REVIEW: Hamilton in Seattle
By Amanda Knox
In brief: Hamilton—awesome. Must see. But can you? Yes! Tickets are still on sale online and at the Paramount Box Office. But they’re expensive (about $250-400 each). For those who can’t afford that price, the Paramount is offering 40 tickets for every Hamilton performance for only $10 a pop, chosen via this online lottery. There is one lottery per performance, and each lottery opens at 11:00 AM PT two days prior to the performance date.
So, now I admit that I’ve seen Hamilton in theatre not once, but twice—in New York and in Seattle. Before you hate me, neither were with the original cast. And here’s some good news: I liked the Seattle performance better.
When it comes to the music, no matter what, the album is King (or President). You shouldn’t go into the Paramount expecting to hear everything that makes the album so addictive: the original cast voices and their flowing-around-the-beat verve, for the stuff that makes the album feel so organic can’t be fully realized onstage. Presumably that’s because the actors are moving around a lot, and in order to breathe and be understood, their cadences have to be more boring, right-on-the-beat, their pronunciation stricter. But even then, I have yet to hear anyone anywhere come even remotely close to pulling off the personality and fast rapping of Lafayette/Jefferson the way Daveed Diggs does.
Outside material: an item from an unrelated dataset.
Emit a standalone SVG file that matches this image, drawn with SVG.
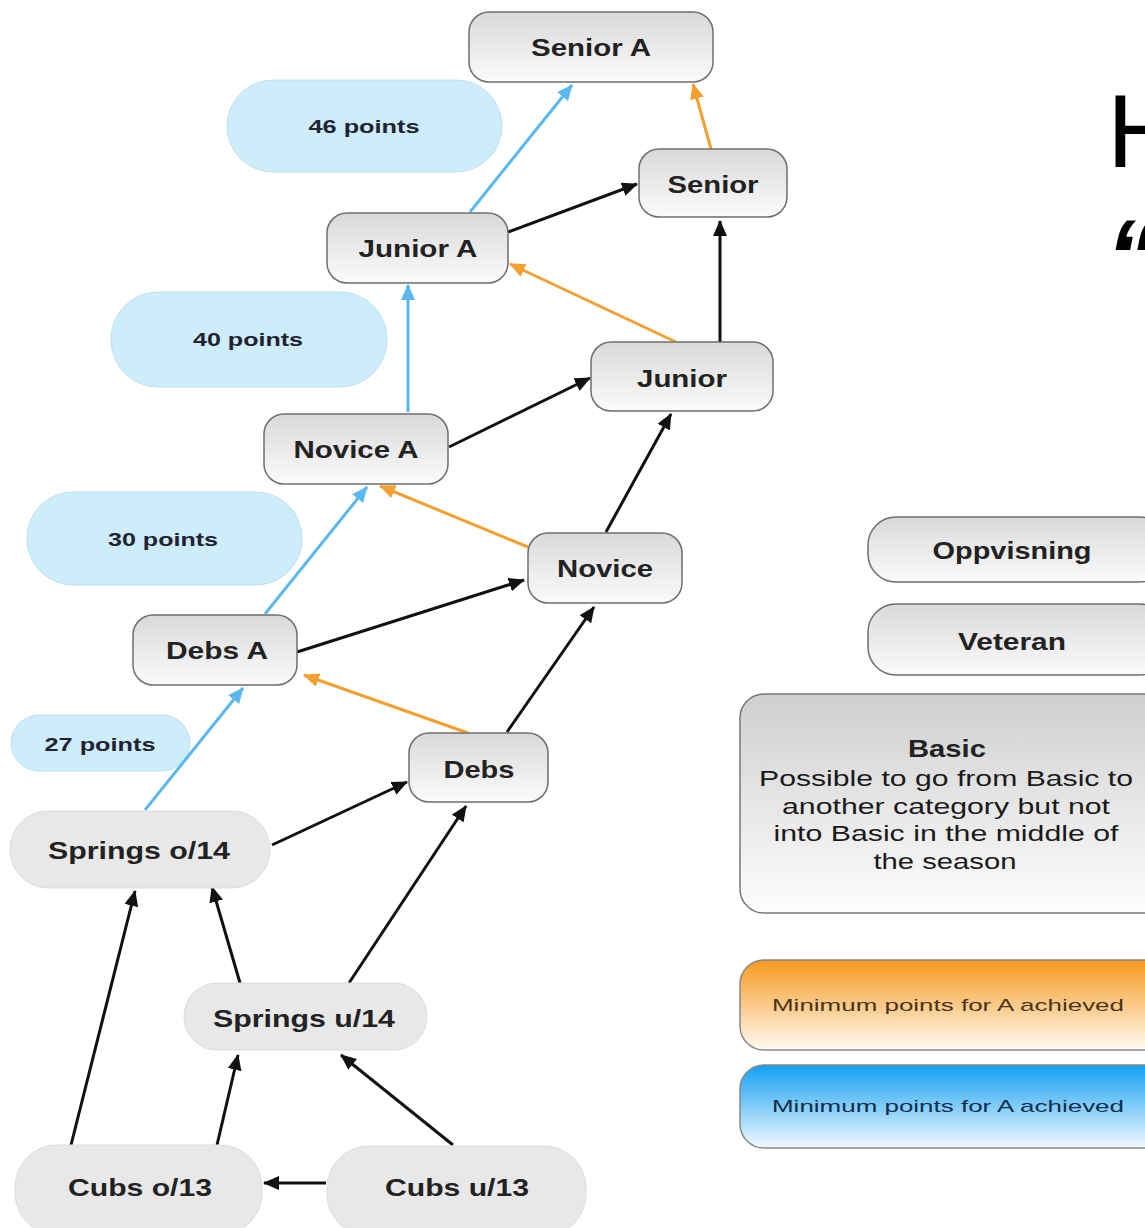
<svg xmlns="http://www.w3.org/2000/svg" width="1145" height="1228" viewBox="0 0 1145 1228">
<style>
.n{stroke:#6e6e6e;stroke-width:1.5;fill:url(#gNode)}
.p{fill:#e8e8e8;stroke:#dcdcdc;stroke-width:1}
.pts{fill:#cdedfa;stroke:#bfe0ee;stroke-width:1}
.t{font-family:"Liberation Sans",Arial,sans-serif;font-weight:bold;font-size:24px;fill:#222;text-anchor:middle;dominant-baseline:central}
.tp{font-family:"Liberation Sans",Arial,sans-serif;font-weight:bold;font-size:19px;fill:#223;text-anchor:middle;dominant-baseline:central}
.tb{font-family:"Liberation Sans",Arial,sans-serif;font-size:22px;fill:#1a1a1a;text-anchor:middle}
.tl{font-family:"Liberation Sans",Arial,sans-serif;font-size:17px;text-anchor:middle;dominant-baseline:central}
.cb{stroke:#5ab8ee;stroke-width:3;fill:none;marker-end:url(#mB)}
.co{stroke:#f4a030;stroke-width:3;fill:none;marker-end:url(#mO)}
.ck{stroke:#111;stroke-width:3;fill:none;marker-end:url(#mK)}
.big{font-family:"Liberation Sans",Arial,sans-serif;font-size:104px;fill:#000}
</style>
<defs>
<linearGradient id="gNode" x1="0" y1="0" x2="0" y2="1">
<stop offset="0" stop-color="#d9d9d9"/><stop offset="1" stop-color="#fbfbfb"/>
</linearGradient>
<linearGradient id="gBasic" x1="0" y1="0" x2="0" y2="1">
<stop offset="0" stop-color="#cfcfcf"/><stop offset="1" stop-color="#fdfdfd"/>
</linearGradient>
<linearGradient id="gOr" x1="0" y1="0" x2="0" y2="1">
<stop offset="0" stop-color="#f79a20"/><stop offset="1" stop-color="#fffaf2"/>
</linearGradient>
<linearGradient id="gBl" x1="0" y1="0" x2="0" y2="1">
<stop offset="0" stop-color="#12a0f2"/><stop offset="1" stop-color="#f2f9ff"/>
</linearGradient>
<marker id="mB" markerUnits="userSpaceOnUse" markerWidth="16" markerHeight="14" refX="15" refY="7" orient="auto"><path d="M0,0 L16,7 L0,14 z" fill="#5ab8ee"/></marker>
<marker id="mO" markerUnits="userSpaceOnUse" markerWidth="16" markerHeight="14" refX="15" refY="7" orient="auto"><path d="M0,0 L16,7 L0,14 z" fill="#f4a030"/></marker>
<marker id="mK" markerUnits="userSpaceOnUse" markerWidth="16" markerHeight="14" refX="15" refY="7" orient="auto"><path d="M0,0 L16,7 L0,14 z" fill="#111"/></marker>
</defs>
<rect width="1145" height="1228" fill="#fff"/>

<g id="points-46"><rect class="pts" x="227" y="80" width="275" height="92" rx="46"/><text class="tp" x="364" y="126" textLength="111" lengthAdjust="spacingAndGlyphs">46 points</text></g>
<g id="points-40"><rect class="pts" x="111" y="292" width="276" height="95" rx="47"/><text class="tp" x="248" y="339" textLength="110" lengthAdjust="spacingAndGlyphs">40 points</text></g>
<g id="points-30"><rect class="pts" x="27" y="492" width="275" height="93" rx="46"/><text class="tp" x="163" y="539" textLength="110" lengthAdjust="spacingAndGlyphs">30 points</text></g>
<g id="points-27"><rect class="pts" x="11" y="715" width="179" height="56" rx="28"/><text class="tp" x="100" y="744" textLength="111" lengthAdjust="spacingAndGlyphs">27 points</text></g>

<g id="connectors">
<line class="cb" x1="145" y1="810" x2="243" y2="688"/>
<line class="cb" x1="265" y1="614" x2="367" y2="487"/>
<line class="cb" x1="408" y1="412" x2="408" y2="285"/>
<line class="cb" x1="470" y1="212" x2="572" y2="85"/>
<line class="co" x1="468" y1="733" x2="304" y2="675"/>
<line class="co" x1="528" y1="547" x2="380" y2="486"/>
<line class="co" x1="676" y1="342" x2="510" y2="264"/>
<line class="co" x1="711" y1="149" x2="693" y2="84"/>
<line class="ck" x1="272" y1="845" x2="407" y2="782"/>
<line class="ck" x1="297" y1="652" x2="524" y2="580"/>
<line class="ck" x1="449" y1="447" x2="590" y2="378"/>
<line class="ck" x1="508" y1="232" x2="637" y2="184"/>
<line class="ck" x1="507" y1="732" x2="594" y2="607"/>
<line class="ck" x1="606" y1="532" x2="671" y2="414"/>
<line class="ck" x1="720" y1="342" x2="720" y2="221"/>
<line class="ck" x1="349" y1="983" x2="466" y2="806"/>
<line class="ck" x1="240" y1="983" x2="212" y2="887"/>
<line class="ck" x1="71" y1="1145" x2="135" y2="891"/>
<line class="ck" x1="217" y1="1145" x2="238" y2="1055"/>
<line class="ck" x1="453" y1="1145" x2="341" y2="1055"/>
<line class="ck" x1="326" y1="1183" x2="264" y2="1183"/>
</g>

<g id="senior-a"><rect class="n" x="469" y="12" width="244" height="70" rx="20"/><text class="t" x="591" y="47" textLength="120" lengthAdjust="spacingAndGlyphs">Senior A</text></g>
<g id="senior"><rect class="n" x="639" y="149" width="148" height="68" rx="20"/><text class="t" x="713" y="184" textLength="91" lengthAdjust="spacingAndGlyphs">Senior</text></g>
<g id="junior-a"><rect class="n" x="327" y="213" width="181" height="70" rx="20"/><text class="t" x="418" y="248" textLength="119" lengthAdjust="spacingAndGlyphs">Junior A</text></g>
<g id="junior"><rect class="n" x="591" y="342" width="182" height="69" rx="20"/><text class="t" x="682" y="378" textLength="90" lengthAdjust="spacingAndGlyphs">Junior</text></g>
<g id="novice-a"><rect class="n" x="264" y="414" width="184" height="70" rx="20"/><text class="t" x="356" y="449" textLength="125" lengthAdjust="spacingAndGlyphs">Novice A</text></g>
<g id="novice"><rect class="n" x="528" y="533" width="154" height="70" rx="20"/><text class="t" x="605" y="568" textLength="96" lengthAdjust="spacingAndGlyphs">Novice</text></g>
<g id="debs-a"><rect class="n" x="133" y="615" width="164" height="70" rx="20"/><text class="t" x="217" y="650" textLength="102" lengthAdjust="spacingAndGlyphs">Debs A</text></g>
<g id="debs"><rect class="n" x="409" y="733" width="139" height="69" rx="20"/><text class="t" x="479" y="769" textLength="71" lengthAdjust="spacingAndGlyphs">Debs</text></g>
<g id="springs-o14"><rect class="p" x="10" y="811" width="260" height="77" rx="38"/><text class="t" x="139" y="850" textLength="182" lengthAdjust="spacingAndGlyphs">Springs o/14</text></g>
<g id="springs-u14"><rect class="p" x="184" y="983" width="243" height="67" rx="33"/><text class="t" x="304" y="1018" textLength="182" lengthAdjust="spacingAndGlyphs">Springs u/14</text></g>
<g id="cubs-o13"><rect class="p" x="15" y="1145" width="247" height="90" rx="42"/><text class="t" x="140" y="1187" textLength="144" lengthAdjust="spacingAndGlyphs">Cubs o/13</text></g>
<g id="cubs-u13"><rect class="p" x="327" y="1146" width="259" height="90" rx="42"/><text class="t" x="457" y="1187" textLength="144" lengthAdjust="spacingAndGlyphs">Cubs u/13</text></g>

<g id="oppvisning"><rect class="n" x="868" y="517" width="300" height="65" rx="28"/><text class="t" x="1012" y="550" textLength="159" lengthAdjust="spacingAndGlyphs">Oppvisning</text></g>
<g id="veteran"><rect class="n" x="868" y="604" width="300" height="71" rx="28"/><text class="t" x="1012" y="641" textLength="108" lengthAdjust="spacingAndGlyphs">Veteran</text></g>
<g id="basic"><rect x="740" y="694" width="430" height="219" rx="24" fill="url(#gBasic)" stroke="#777" stroke-width="1.5"/>
<text class="t" x="947" y="748" textLength="78" lengthAdjust="spacingAndGlyphs">Basic</text>
<text class="tb" x="946" y="786" textLength="374" lengthAdjust="spacingAndGlyphs">Possible to go from Basic to</text>
<text class="tb" x="946" y="814" textLength="328" lengthAdjust="spacingAndGlyphs">another category but not</text>
<text class="tb" x="946" y="841" textLength="345" lengthAdjust="spacingAndGlyphs">into Basic in the middle of</text>
<text class="tb" x="945" y="869" textLength="143" lengthAdjust="spacingAndGlyphs">the season</text>
</g>
<g id="legend-orange"><rect x="740" y="960" width="430" height="90" rx="24" fill="url(#gOr)" stroke="#888" stroke-width="1.5"/><text class="tl" x="948" y="1005" fill="#4a3418" textLength="352" lengthAdjust="spacingAndGlyphs">Minimum points for A achieved</text></g>
<g id="legend-blue"><rect x="740" y="1065" width="430" height="83" rx="24" fill="url(#gBl)" stroke="#888" stroke-width="1.5"/><text class="tl" x="948" y="1106" fill="#0e2d4d" textLength="352" lengthAdjust="spacingAndGlyphs">Minimum points for A achieved</text></g>

<g id="title"><text class="big" x="1107" y="167">H</text><text class="big" x="1106" y="292" font-weight="bold" font-style="italic">“</text></g>
</svg>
And yet, the live performance has much to offer that the album doesn’t. There’s the moment during the wedding when Angelica’s making her toast and she’s interrupted by an ethereal acoustic montage of: I remember that night, I just might (rewind) I remember that night, I just might (rewind). The stage, which revolves, actually rewinds the action, so that we see Alexander and Eliza’s courtship first through Eliza’s eyes (during Helpless), and then through Angelica’s (during Satisfied). It is, well, satisfying. And there are many neat visual moments like that: when Hamilton, Jefferson, and Madison chink goblets in The Room Where It Happens; when smoke rises from burning letters as Eliza sings Burn, and whenever the glittering, glowering King (Jon Patrick Walker) graces the stage. Oh, and not only is the choreography so beautifully, artfully done, the ensemble cast is charismatic as ****.
Performance-wise, there’s some good and bad. Elijah Malcomb (John Laurens/Philip Hamilton) and Shoba Narayan (Eliza) were wonderful. Oddly, Marcus Choi (George Washington) and even Joseph Morales (Alexander Hamilton) didn’t impress in their impressive roles, and Nik Walker (Aaron Burr) was almost too hammy, and failed to convey the dark turn in The Room Where It Happens, when he transforms from the cautious, caring man of Wait For It into the jealous, power-hungry man who finally pulls the trigger on Hamilton’s life.
One final observation: There are many reasons why Hamilton has struck a chord with so many of us since the album dropped in the fall of 2015. It invigorated musical theatre by incorporating rap into the art form. It opened doors and minds by casting our white founding fathers with black and latino actors. And it re-enlivened our founding myth in terms of scrappy immigrants and rebels at a time when the United States more often feels like an empire in decline. But what struck me the most about Lin-Manuel Miranda's creation this time around was its portrayal of civility in political discourse, its eagerness to humanize humans in opposition. Sure, the King may be a caricature who threatens to murder innocents, but, importantly, he’s understandably blinded by the legacy of his monarchy (stepping down from power was not “something a man could do”), and he’s so charming. And sure, the cabinet meetings are actually rap battles during which Hamilton and Jefferson indulge in ad hominem attacks. But importantly, Jefferson and Hamilton ultimately came to terms, and Hamilton’s endorsement secures Jefferson’s Presidency against Burr. And Burr! The bad guy! He, especially, is given ample, significant room for sympathy, such that by the time he murders Hamilton, we as the audience are devastated that this is also his downfall and his tragedy, too. At no point in Hamilton do we gleefully sit back and wait for the good guys to beat the bad guys. There are no good guys and bad guys. There are practical considerations, moral considerations, high stakes. There are good ideas and bad ideas, and real people in between them. That, for me, is the power of Hamilton—that the character who pulls at my heartstrings the most is Aaron Burr, the “villain in your history books.” That generosity, that democratizing of sympathy and humanity, may be greatest lesson Hamilton has for our current political turmoil.
Hamilton is playing every Tuesday-Sunday at the Paramount Theatre from February 6th through March 18th.